> [Problem statement]
From the first line of the data below through the line bearing "d3.scaleOrdinal().domain(years).range([116, 329, 542]);", reproduce each line exactly; do not include pictures.

> [Collected data]
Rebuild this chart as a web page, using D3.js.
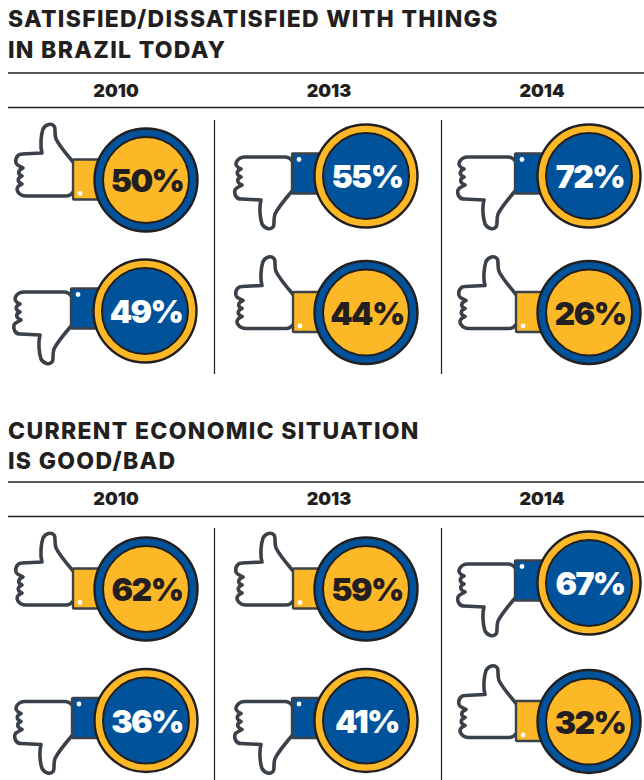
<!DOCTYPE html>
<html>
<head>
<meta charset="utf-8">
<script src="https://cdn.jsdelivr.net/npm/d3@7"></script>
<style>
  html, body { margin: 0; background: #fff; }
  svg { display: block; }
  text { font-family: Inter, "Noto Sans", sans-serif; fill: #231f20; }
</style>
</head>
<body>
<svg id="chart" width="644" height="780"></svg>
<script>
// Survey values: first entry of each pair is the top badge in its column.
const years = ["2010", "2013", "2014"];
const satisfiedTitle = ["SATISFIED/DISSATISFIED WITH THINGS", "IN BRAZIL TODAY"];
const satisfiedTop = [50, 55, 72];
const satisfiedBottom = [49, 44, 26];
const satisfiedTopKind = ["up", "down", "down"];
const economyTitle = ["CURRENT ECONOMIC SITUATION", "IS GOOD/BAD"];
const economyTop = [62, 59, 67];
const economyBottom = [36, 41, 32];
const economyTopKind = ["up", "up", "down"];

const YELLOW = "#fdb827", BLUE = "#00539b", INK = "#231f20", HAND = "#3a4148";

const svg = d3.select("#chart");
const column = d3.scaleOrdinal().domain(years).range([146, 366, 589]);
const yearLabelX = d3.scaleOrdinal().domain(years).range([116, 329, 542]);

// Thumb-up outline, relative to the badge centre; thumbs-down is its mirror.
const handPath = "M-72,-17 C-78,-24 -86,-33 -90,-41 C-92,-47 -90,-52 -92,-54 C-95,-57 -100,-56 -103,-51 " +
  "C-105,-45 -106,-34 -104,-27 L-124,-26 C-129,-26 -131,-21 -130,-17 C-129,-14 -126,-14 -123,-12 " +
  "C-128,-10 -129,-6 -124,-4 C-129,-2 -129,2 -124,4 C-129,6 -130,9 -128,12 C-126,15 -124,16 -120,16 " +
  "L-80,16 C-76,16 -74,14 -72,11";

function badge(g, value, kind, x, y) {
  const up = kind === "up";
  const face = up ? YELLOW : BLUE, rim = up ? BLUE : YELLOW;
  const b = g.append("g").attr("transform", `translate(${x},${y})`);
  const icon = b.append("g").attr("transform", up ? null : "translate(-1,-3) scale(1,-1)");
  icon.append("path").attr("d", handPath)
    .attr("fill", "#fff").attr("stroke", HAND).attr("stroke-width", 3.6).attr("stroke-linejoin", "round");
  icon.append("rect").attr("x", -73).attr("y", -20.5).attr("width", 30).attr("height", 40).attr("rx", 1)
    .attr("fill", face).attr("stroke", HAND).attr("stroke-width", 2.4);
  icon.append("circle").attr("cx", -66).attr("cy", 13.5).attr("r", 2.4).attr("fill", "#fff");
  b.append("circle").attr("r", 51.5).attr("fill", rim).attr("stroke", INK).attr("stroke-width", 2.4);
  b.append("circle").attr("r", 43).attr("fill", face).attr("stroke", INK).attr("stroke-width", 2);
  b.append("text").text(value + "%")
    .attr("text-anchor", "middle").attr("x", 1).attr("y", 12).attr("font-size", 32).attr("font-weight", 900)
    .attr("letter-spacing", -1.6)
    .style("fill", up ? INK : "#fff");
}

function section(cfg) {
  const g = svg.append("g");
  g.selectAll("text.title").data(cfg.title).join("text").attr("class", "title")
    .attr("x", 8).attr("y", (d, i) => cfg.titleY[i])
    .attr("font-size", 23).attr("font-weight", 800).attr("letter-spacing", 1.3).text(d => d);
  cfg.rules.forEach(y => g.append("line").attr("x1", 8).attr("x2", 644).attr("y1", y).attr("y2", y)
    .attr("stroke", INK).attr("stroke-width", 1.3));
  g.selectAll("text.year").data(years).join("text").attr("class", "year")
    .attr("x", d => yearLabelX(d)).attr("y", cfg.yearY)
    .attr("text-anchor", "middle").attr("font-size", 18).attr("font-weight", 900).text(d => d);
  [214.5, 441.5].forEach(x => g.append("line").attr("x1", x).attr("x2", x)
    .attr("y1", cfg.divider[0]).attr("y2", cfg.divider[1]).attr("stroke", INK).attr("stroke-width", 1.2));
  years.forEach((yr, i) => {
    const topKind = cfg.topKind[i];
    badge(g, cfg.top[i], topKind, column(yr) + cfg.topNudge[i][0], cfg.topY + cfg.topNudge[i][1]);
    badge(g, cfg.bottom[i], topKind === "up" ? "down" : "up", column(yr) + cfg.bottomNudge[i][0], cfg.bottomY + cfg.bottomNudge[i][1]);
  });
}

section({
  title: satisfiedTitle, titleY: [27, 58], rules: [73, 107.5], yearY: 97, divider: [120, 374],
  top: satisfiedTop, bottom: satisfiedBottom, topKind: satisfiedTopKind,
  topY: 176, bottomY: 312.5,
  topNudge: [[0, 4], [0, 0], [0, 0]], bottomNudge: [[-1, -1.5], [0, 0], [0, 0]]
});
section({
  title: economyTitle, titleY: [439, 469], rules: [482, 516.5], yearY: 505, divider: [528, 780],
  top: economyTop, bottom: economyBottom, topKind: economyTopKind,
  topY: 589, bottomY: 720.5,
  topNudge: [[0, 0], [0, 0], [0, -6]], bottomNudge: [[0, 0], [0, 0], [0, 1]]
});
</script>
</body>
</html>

> [Exercise answer]
Rebuild this chart as a web page, using D3.js.
<!DOCTYPE html>
<html>
<head>
<meta charset="utf-8">
<script src="https://cdn.jsdelivr.net/npm/d3@7"></script>
<style>
  html, body { margin: 0; background: #fff; }
  svg { display: block; }
  text { font-family: Inter, "Noto Sans", sans-serif; fill: #231f20; }
</style>
</head>
<body>
<svg id="chart" width="644" height="780"></svg>
<script>
// Survey values: first entry of each pair is the top badge in its column.
const years = ["2010", "2013", "2014"];
const satisfiedTitle = ["SATISFIED/DISSATISFIED WITH THINGS", "IN BRAZIL TODAY"];
const satisfiedTop = [50, 55, 72];
const satisfiedBottom = [49, 44, 26];
const satisfiedTopKind = ["up", "down", "down"];
const economyTitle = ["CURRENT ECONOMIC SITUATION", "IS GOOD/BAD"];
const economyTop = [62, 59, 67];
const economyBottom = [36, 41, 32];
const economyTopKind = ["up", "up", "down"];

const YELLOW = "#fdb827", BLUE = "#00539b", INK = "#231f20", HAND = "#3a4148";

const svg = d3.select("#chart");
const column = d3.scaleOrdinal().domain(years).range([146, 366, 589]);
const yearLabelX = d3.scaleOrdinal().domain(years).range([116, 329, 542]);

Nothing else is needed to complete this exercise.